Short exercise: Below is a block of records. Copy every line in it that contains the word "this".
-- BEGIN --
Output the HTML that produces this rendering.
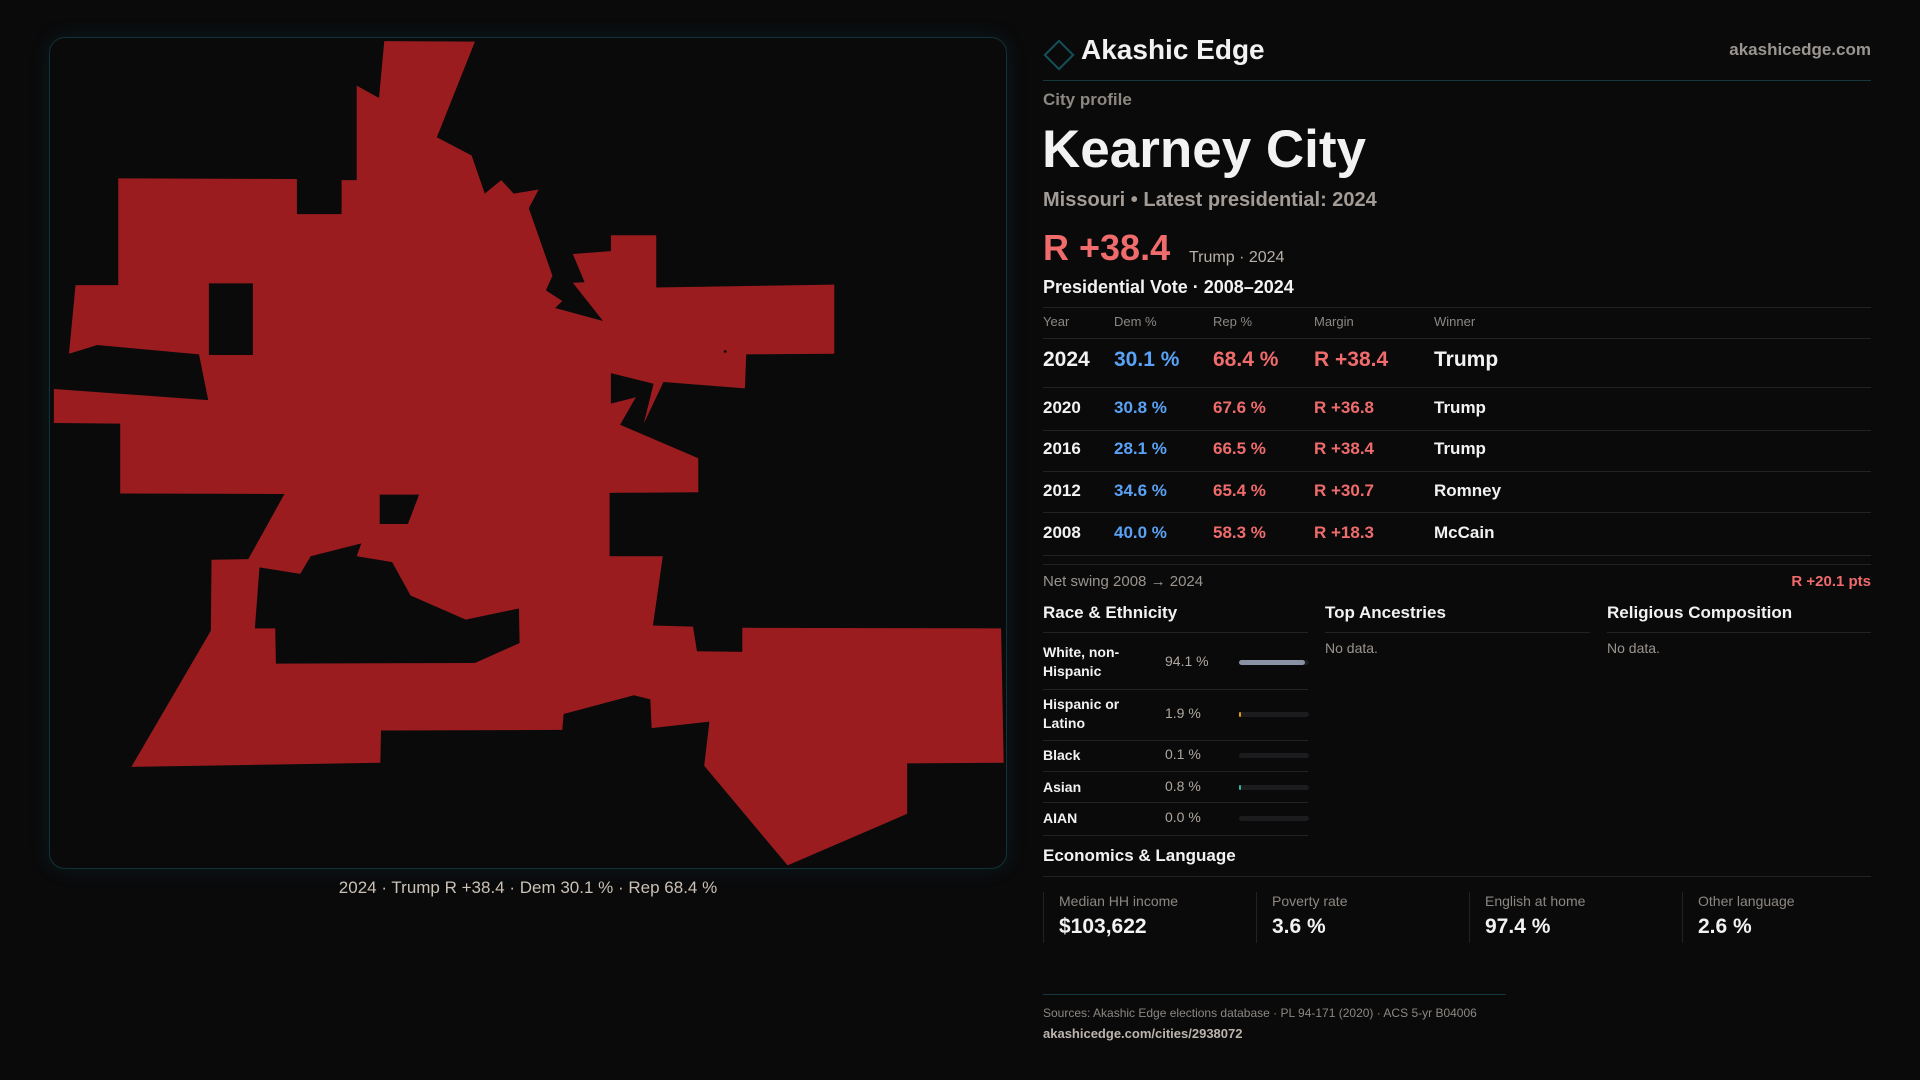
<!DOCTYPE html>
<html><head><meta charset="utf-8">
<style>
body{margin:0;width:1920px;height:1080px;background:#0a0a0b;font-family:"Liberation Sans",sans-serif;color:#f2f2f2;position:relative;overflow:hidden}
.a{position:absolute;white-space:nowrap}
.hl{position:absolute;height:1px;background:#232325}
.g{color:#9b948e}
.blue{color:#5aa2f5}.red{color:#f06b6b}
</style></head><body>
<div class="a" style="left:49px;top:37px;width:956px;height:830px;border:1px solid #113238;border-radius:16px;box-shadow:0 0 18px rgba(20,80,90,0.25)"></div>
<svg class="a" style="left:0;top:0" width="1030" height="920" viewBox="0 0 1568 1568" preserveAspectRatio="none">
<polygon fill="#9b1c1f" points="585,70 723,71 665,234 718,265 738,330 763,307 782,330 820,323 805,355 841,470 831,495 856,513 845,525 918,547 872,482 890,481 872,433 930,428 930,401 999,401 999,490 1270,485 1270,603 1136,604 1134,662 1010,651 980,722 995,654 930,636 930,688 968,677 944,724 1063,781 1063,839 928,840 928,948 1009,948 994,1066 1055,1068 1061,1110 1130,1111 1130,1070 1524,1071 1528,1300 1381,1301 1381,1387 1199,1475 1072,1305 1080,1230 992,1241 990,1192 965,1185 858,1217 856,1244 580,1245 579,1300 200,1307 321,1075 322,954 378,953 433,842 183,841 183,722 82,721 82,663 317,682 303,604 148,588 105,603 115,486 180,486 180,304 452,305 452,365 520,365 520,307 543,307 543,146 577,167"/>
<g fill="#0a0a0b">
<polygon points="318,483 385,483 385,605 318,605"/>
<polygon points="578,843 638,843 621,893 578,893"/>
<polygon points="395,967 457,978 473,948 550,926 543,948 597,958 625,1015 709,1056 790,1037 791,1096 723,1130 420,1131 419,1071 388,1071"/>
<rect x="1102" y="597" width="4" height="4"/>
</g>
</svg>
<div class="a" style="left:0;width:1056px;text-align:center;top:878px;font-size:17px;color:#c9c0b6">2024 · Trump R +38.4 · Dem 30.1 % · Rep 68.4 %</div>

<div class="a" style="left:1048px;top:44px;width:18px;height:18px;border:2px solid #14505a;transform:rotate(45deg)"></div>
<div class="a" style="left:1081px;top:34px;font-size:28px;font-weight:bold">Akashic Edge</div>
<div class="a" style="right:49px;top:40px;font-size:17px;font-weight:bold;color:#9a9590">akashicedge.com</div>
<div class="hl" style="left:1043px;width:828px;top:80px;background:#15393f"></div>
<div class="a g" style="left:1043px;top:90px;font-size:17px;font-weight:bold;color:#8d8781">City profile</div>
<div class="a" style="left:1042px;top:119px;font-size:53px;font-weight:bold">Kearney City</div>
<div class="a" style="left:1043px;top:189px;font-size:20px;font-weight:bold;color:#a39c96">Missouri • Latest presidential: 2024</div>
<div class="a red" style="left:1043px;top:227px;font-size:36px;font-weight:bold">R +38.4</div>
<div class="a" style="left:1189px;top:249px;font-size:16px;color:#b8b0a8">Trump · 2024</div>
<div class="a" style="left:1043px;top:277px;font-size:18px;font-weight:bold">Presidential Vote · 2008–2024</div>
<div class="hl" style="left:1043px;width:828px;top:307px"></div>
<div id="vt"></div>
<div class="a g" style="left:1043px;top:573px;font-size:15px">Net swing 2008 → 2024</div>
<div class="a red" style="right:49px;top:573px;font-size:15px;font-weight:bold">R +20.1 pts</div>

<div class="a" style="left:1043px;top:603px;font-size:17px;font-weight:bold">Race &amp; Ethnicity</div>
<div class="a" style="left:1325px;top:603px;font-size:17px;font-weight:bold">Top Ancestries</div>
<div class="a" style="left:1607px;top:603px;font-size:17px;font-weight:bold">Religious Composition</div>
<div class="hl" style="left:1043px;width:265px;top:632px"></div>
<div class="hl" style="left:1325px;width:265px;top:632px"></div>
<div class="hl" style="left:1607px;width:264px;top:632px"></div>
<div class="a g" style="left:1325px;top:640px;font-size:14px">No data.</div>
<div class="a g" style="left:1607px;top:640px;font-size:14px">No data.</div>
<div id="race"></div>

<div class="a" style="left:1043px;top:846px;font-size:17px;font-weight:bold">Economics &amp; Language</div>
<div class="hl" style="left:1043px;width:828px;top:876px"></div>
<div id="econ"></div>

<div class="hl" style="left:1043px;width:463px;top:994px;background:#15393f"></div>
<div class="a g" style="left:1043px;top:1006px;font-size:12px;color:#8d8781">Sources: Akashic Edge elections database · PL 94-171 (2020) · ACS 5-yr B04006</div>
<div class="a" style="left:1043px;top:1026px;font-size:13px;font-weight:bold;color:#bcb5ae">akashicedge.com/cities/2938072</div>

<script>
const years=["2024","2020","2016","2012","2008"];
const demPct=[30.1,30.8,28.1,34.6,40.0];
const repPct=[68.4,67.6,66.5,65.4,58.3];
const margins=[38.4,36.8,38.4,30.7,18.3];
const winners=["Trump","Trump","Trump","Romney","McCain"];
const raceLabels=["White, non-<br>Hispanic","Hispanic or<br>Latino","Black","Asian","AIAN"];
const raceValues=[94.1,1.9,0.1,0.8,0.0];
const raceColors=["#8a93a5","#e09a1a","#5a6a7a","#2fb89a","#777"];
const econLabels=["Median HH income","Poverty rate","English at home","Other language"];
const econValues=["$103,622","3.6 %","97.4 %","2.6 %"];

function mk(parent,html,style,name,cls){
  const d=document.createElement('div');
  d.className='a '+(cls||'');
  d.style.cssText=style;d.innerHTML=html;
  
  
  parent.appendChild(d);return d;
}
const vt=document.getElementById('vt');
const cols=[1043,1114,1213,1314,1434];
["Year","Dem %","Rep %","Margin","Winner"].forEach((h,i)=>mk(vt,h,`left:${cols[i]}px;top:314px;font-size:13px;color:#8d8781`,'table-header','g'));
mk(vt,'',"left:1043px;width:828px;height:1px;top:338px;background:#232325",'table-rule');
const rowCenters=[361,408,449,491,533];
years.forEach((y,i)=>{
  const fs=i==0?21:17,c=rowCenters[i],t=c-fs*0.6;
  const m=margins[i];
  mk(vt,y,`left:${cols[0]}px;top:${t}px;font-size:${fs}px;font-weight:bold`,'row-year');
  mk(vt,demPct[i].toFixed(1)+' %',`left:${cols[1]}px;top:${t}px;font-size:${fs}px;font-weight:bold`,'row-dem','blue');
  mk(vt,repPct[i].toFixed(1)+' %',`left:${cols[2]}px;top:${t}px;font-size:${fs}px;font-weight:bold`,'row-rep','red');
  mk(vt,(m>=0?'R +':'D +')+Math.abs(m).toFixed(1),`left:${cols[3]}px;top:${t}px;font-size:${fs}px;font-weight:bold`,'row-margin','red');
  mk(vt,winners[i],`left:${cols[4]}px;top:${t}px;font-size:${fs}px;font-weight:bold`,'row-winner');
});
[387,430,471,512,555,564].forEach(y=>mk(vt,'',`left:1043px;width:828px;height:1px;top:${y}px;background:#232325`,'table-rule'));

const race=document.getElementById('race');
const rc=[662,714,755,787,818],rl=[689,740,771,802,835];
raceLabels.forEach((l,i)=>{
  const two=l.includes('<br>');
  mk(race,l,`left:1043px;top:${rc[i]-(two?19:9)}px;font-size:14px;font-weight:bold;line-height:19px;white-space:normal`,'race-label');
  mk(race,raceValues[i].toFixed(1)+' %',`left:1165px;top:${rc[i]-9}px;font-size:14px;color:#b0a89f`,'race-value');
  mk(race,'',`left:1239px;top:${rc[i]-2}px;width:70px;height:5px;border-radius:3px;background:#1c1c1f`,'race-bar-track');
  mk(race,'',`left:1239px;top:${rc[i]-2}px;width:${Math.max(raceValues[i]/100*70,raceValues[i]>0.5?1.5:0)}px;height:5px;border-radius:3px;background:${raceColors[i]}`,'race-bar');
  mk(race,'',`left:1043px;width:265px;height:1px;top:${rl[i]}px;background:#232325`,'race-rule');
});
const econ=document.getElementById('econ');
const ex=[1043,1256,1469,1682];
econLabels.forEach((l,i)=>{
  mk(econ,'',`left:${ex[i]}px;top:892px;width:1px;height:51px;background:#222224`,'econ-card-border');
  mk(econ,l,`left:${ex[i]+16}px;top:893px;font-size:14px;color:#8d8781`,'econ-label');
  mk(econ,econValues[i],`left:${ex[i]+16}px;top:915px;font-size:21px;font-weight:bold`,'econ-value');
});
</script>
</body></html>
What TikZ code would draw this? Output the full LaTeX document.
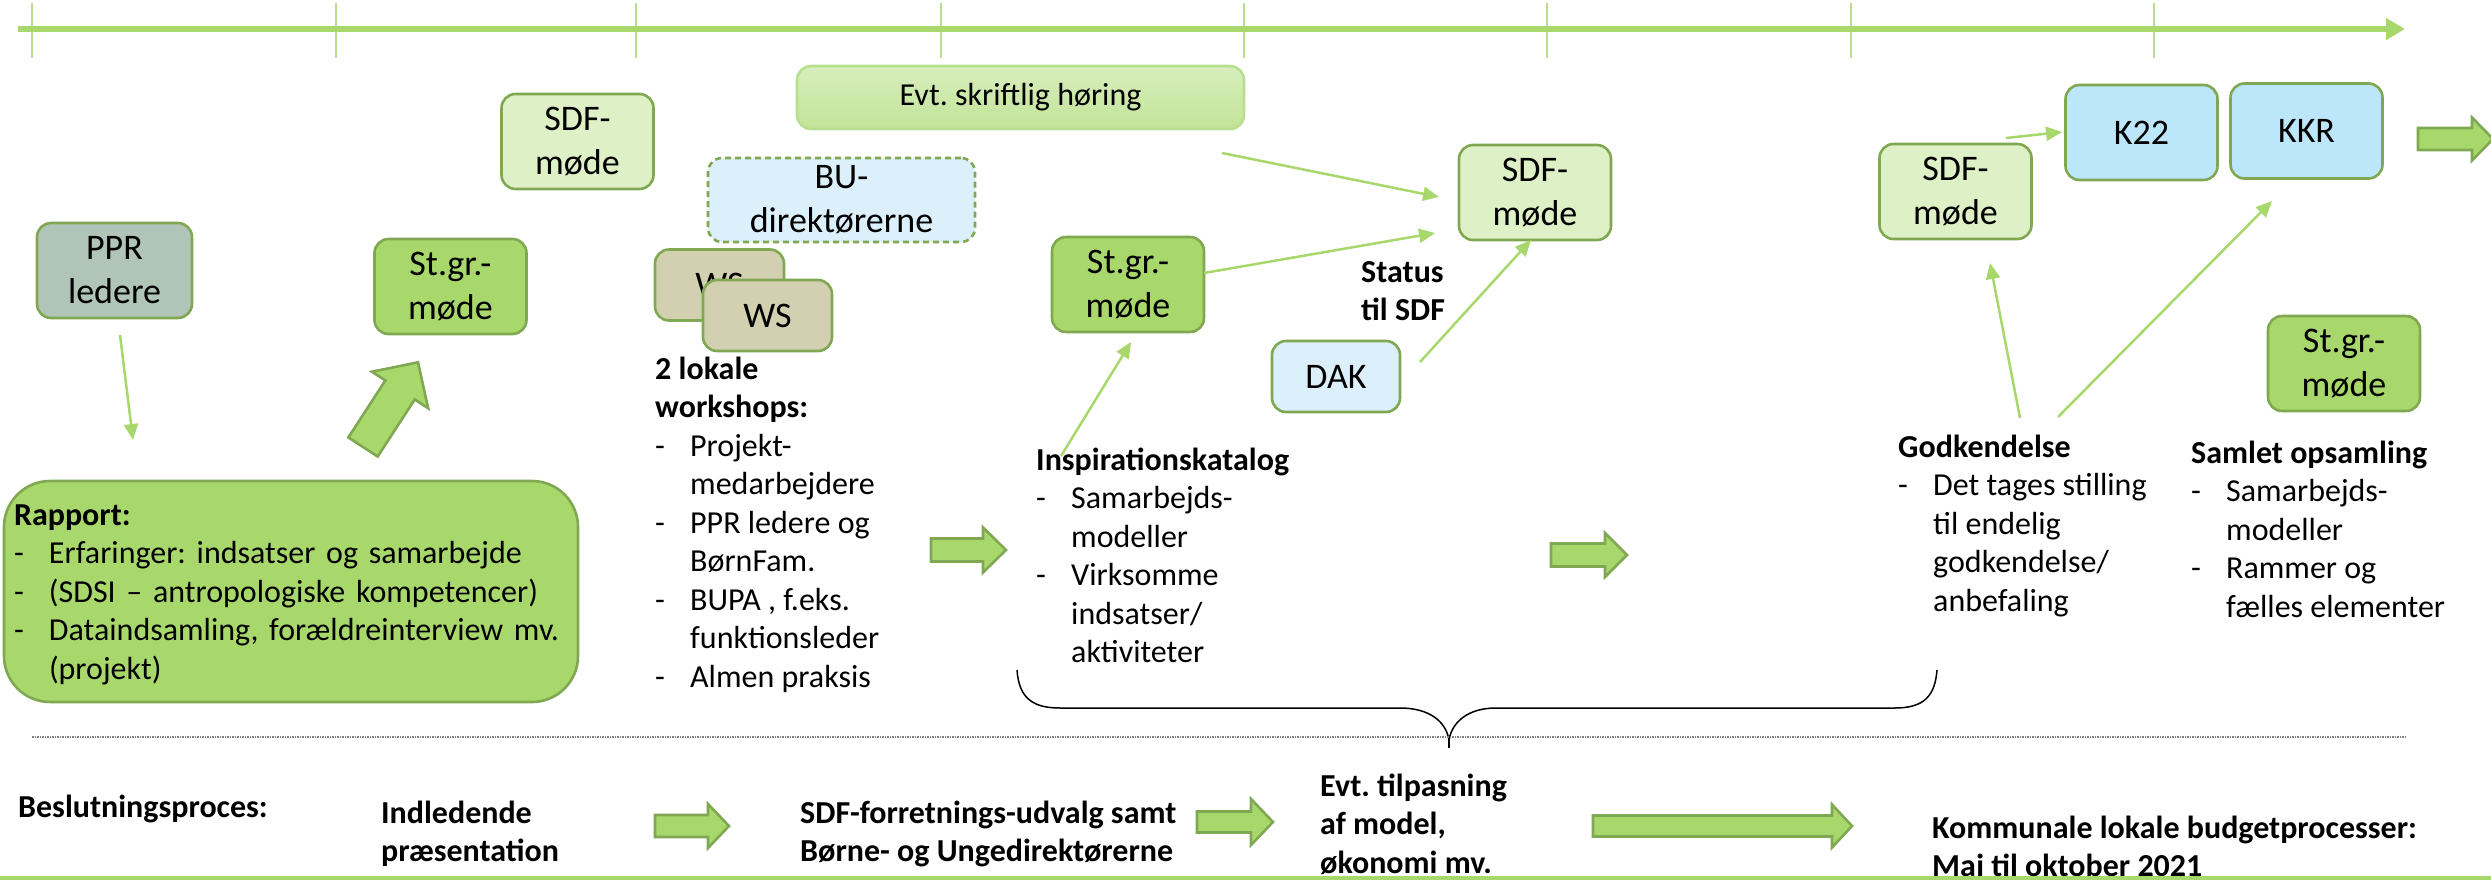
\documentclass[tikz,border=0pt]{standalone}
\usepackage{fontspec}
\setmainfont{Carlito}
\usetikzlibrary{arrows.meta}
\frenchspacing

\definecolor{grn}{HTML}{A8D86C}
\definecolor{grnline}{HTML}{80A852}
\definecolor{sdffill}{HTML}{DDF0C6}
\definecolor{pprfill}{HTML}{B0C4B8}
\definecolor{wsfill}{HTML}{D3CFB1}
\definecolor{bufill}{HTML}{DCF0FB}
\definecolor{kfill}{HTML}{BCE6FA}
\definecolor{tickgrn}{HTML}{B8DF90}

\newcommand\lstdash{\makebox[35pt][l]{-}}
\newcommand\lstind{\hspace*{35pt}}

% block arrow: tail, angle, length, head length, shaft half width, head half width
\newcommand\blockarrow[6]{%
  \draw[bigarrow, shift={(#1)}, rotate=#2]
    (0,-#5) -- ({#3-#4},-#5) -- ({#3-#4},-#6) -- (#3,0)
    -- ({#3-#4},#6) -- ({#3-#4},#5) -- (0,#5) -- cycle;}

\begin{document}
\begin{tikzpicture}[x=1pt, y=-1pt,
    box/.style={draw=grnline, line width=2.6pt, rounded corners=14pt, align=center,
      inner sep=0pt, font=\fontsize{36}{44}\selectfont,
      minimum width=152pt, minimum height=95pt},
    stgr/.style={box, fill=grn},
    sdf/.style={box, fill=sdffill},
    ws/.style={box, fill=wsfill, minimum width=129pt, minimum height=71pt},
    kbox/.style={box, fill=kfill},
    txt/.style={font=\fontsize{32}{38.5}\selectfont, align=left, inner sep=0pt, anchor=north west},
    conn/.style={draw=grn, line width=2.5pt, -{Triangle[length=16pt,width=14pt]}},
    bigarrow/.style={draw=grnline, line width=2.6pt, fill=grn, line join=miter},
    tick/.style={draw=tickgrn, line width=1.5pt}
  ]
\useasboundingbox (0,0) rectangle (2491,880);

% time line
\foreach \tx in {32,336,636,941,1244,1547,1851,2154}
  \draw[tick] (\tx,3) -- (\tx,58);
\draw[grn, line width=6pt, -{Triangle[length=19pt,width=21pt]}] (18,29) -- (2405,29);

% boxes
\node[box, fill=pprfill, minimum width=155pt] (ppr) at (114.5,270.5) {PPR\\ledere};
\node[stgr] (stgr1) at (450.5,286.5) {St.gr.-\\møde};
\node[sdf] (sdf1) at (577.5,141.5) {SDF-\\møde};
\node[box, draw=tickgrn, top color=sdffill!90!grn, bottom color=grn!70,
  font=\fontsize{32}{38.5}\selectfont,
  minimum width=447pt, minimum height=63pt] (hoering) at (1020.5,97.5) {Evt. skriftlig høring};
\node[box, dash pattern=on 6pt off 4pt, fill=bufill, minimum width=267pt, minimum height=84pt]
  (budir) at (841.5,200) {BU-\\direktørerne};
\node[ws] (ws1) at (719.5,285) {WS};
\node[ws] (ws2) at (767.5,315.5) {WS};
\node[stgr] (stgr2) at (1128,284.5) {St.gr.-\\møde};
\node[sdf] (sdf2) at (1535,192.5) {SDF-\\møde};
\node[box, fill=bufill, minimum width=128pt, minimum height=71pt] (dak) at (1336,376.5) {DAK};
\node[sdf] (sdf3) at (1955.5,191.5) {SDF-\\møde};
\node[kbox] (k22) at (2141.5,132.5) {K22};
\node[kbox] (kkr) at (2306.5,131) {KKR};
\node[stgr] (stgr3) at (2344,363.5) {St.gr.-\\møde};
\node[box, fill=grn, rounded corners=46pt, minimum width=574pt, minimum height=221pt,
  text width=554pt, align=left, font=\fontsize{32}{38.5}\selectfont] (rapport) at (291,591.5)
  {\strut\textbf{Rapport:}\\
   \lstdash Erfaringer: indsatser og samarbejde\\
   \lstdash (SDSI – antropologiske kompetencer)\\
   \lstdash Dataindsamling, forældreinterview mv.\\
   \lstind (projekt)};

% texts
\node[txt] (ws-txt) at (655,352) {\strut\textbf{2 lokale}\\\textbf{workshops:}\\
  \lstdash Projekt-\\\lstind medarbejdere\\
  \lstdash PPR ledere og\\\lstind BørnFam.\\
  \lstdash BUPA , f.eks.\\\lstind funktionsleder\\
  \lstdash Almen praksis};
\node[txt] (insp) at (1036,443) {\strut\textbf{Inspirationskatalog}\\
  \lstdash Samarbejds-\\\lstind modeller\\
  \lstdash Virksomme\\\lstind indsatser/\\\lstind aktiviteter};
\node[txt] (status) at (1361,255) {\strut\textbf{Status}\\\textbf{til SDF}};
\node[txt] (godk) at (1898,430) {\strut\textbf{Godkendelse}\\
  \lstdash Det tages stilling\\\lstind til endelig\\\lstind godkendelse/\\\lstind anbefaling};
\node[txt] (samlet) at (2191,436) {\strut\textbf{Samlet opsamling}\\
  \lstdash Samarbejds-\\\lstind modeller\\
  \lstdash Rammer og\\\lstind fælles elementer};

% connector ends
\coordinate (ppr-a) at (120,335);
\coordinate (rap-a) at (133,440);
\coordinate (insp-a) at (1061,456);
\coordinate (stgr2-a) at (1131,342);
\coordinate (stgr2-b) at (1204,273);
\coordinate (sdf2-a) at (1435,233);
\coordinate (hoer-a) at (1222,153);
\coordinate (sdf2-b) at (1439,197);
\coordinate (dak-a) at (1420,362);
\coordinate (sdf2-c) at (1531,240);
\coordinate (sdf3-a) at (2006,138);
\coordinate (k22-a) at (2062,132);
\coordinate (godk-a) at (2020,418);
\coordinate (sdf3-b) at (1990,263);
\coordinate (godk-b) at (2058,417);
\coordinate (kkr-a) at (2272,201);

\draw[conn] (ppr-a) -- (rap-a);
\draw[conn] (insp-a) -- (stgr2-a);
\draw[conn] (stgr2-b) -- (sdf2-a);
\draw[conn] (hoer-a) -- (sdf2-b);
\draw[conn] (dak-a) -- (sdf2-c);
\draw[conn] (sdf3-a) -- (k22-a);
\draw[conn] (godk-a) -- (sdf3-b);
\draw[conn] (godk-b) -- (kkr-a);

% block arrows
\blockarrow{363,447}{57}{101}{33}{17.5}{33.5}
\blockarrow{931,550}{0}{75}{23}{11.5}{22.5}
\blockarrow{1551,555}{0}{76}{22}{11.5}{22}
\blockarrow{2418,139}{0}{75}{21}{11}{21.5}

% brace
\draw[line width=1.5pt] (1017,670) .. controls (1019,700) and (1035,708) .. (1060,708)
  -- (1400,708) .. controls (1430,708) and (1446,722) .. (1449,740)
  .. controls (1452,722) and (1468,708) .. (1496,708)
  -- (1895,708) .. controls (1925,708) and (1935,695) .. (1937,670);
\draw[line width=1.5pt] (1449,738) -- (1449,748);

% decision row
\draw[gray, line width=1.5pt, dash pattern=on 1.5pt off 1pt] (32,737) -- (2405,737);
\node[txt] (besl) at (18,790) {\strut\textbf{Beslutningsproces:}};
\node[txt] (indl) at (381,796) {\strut\textbf{Indledende}\\\textbf{præsentation}};
\node[txt] (sdffu) at (800,796) {\strut\textbf{SDF-forretnings-udvalg samt}\\\textbf{Børne- og Ungedirektørerne}};
\node[txt] (tilp) at (1320,769) {\strut\textbf{Evt. tilpasning}\\\textbf{af model,}\\\textbf{økonomi mv.}};
\node[txt] (komm) at (1932,811) {\strut\textbf{Kommunale lokale budgetprocesser:}\\\textbf{Maj til oktober 2021}};
\blockarrow{655,826}{0}{74}{21}{11}{22}
\blockarrow{1197,822}{0}{76}{22}{10.5}{23}
\blockarrow{1593,826}{0}{259}{20}{10.5}{21.5}
\draw[grn, line width=4pt] (0,878) -- (2491,878);
\end{tikzpicture}
\end{document}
-- END --
Final result:
Output the HTML that produces this rendering.
What TikZ code would draw this? Output the full LaTeX document.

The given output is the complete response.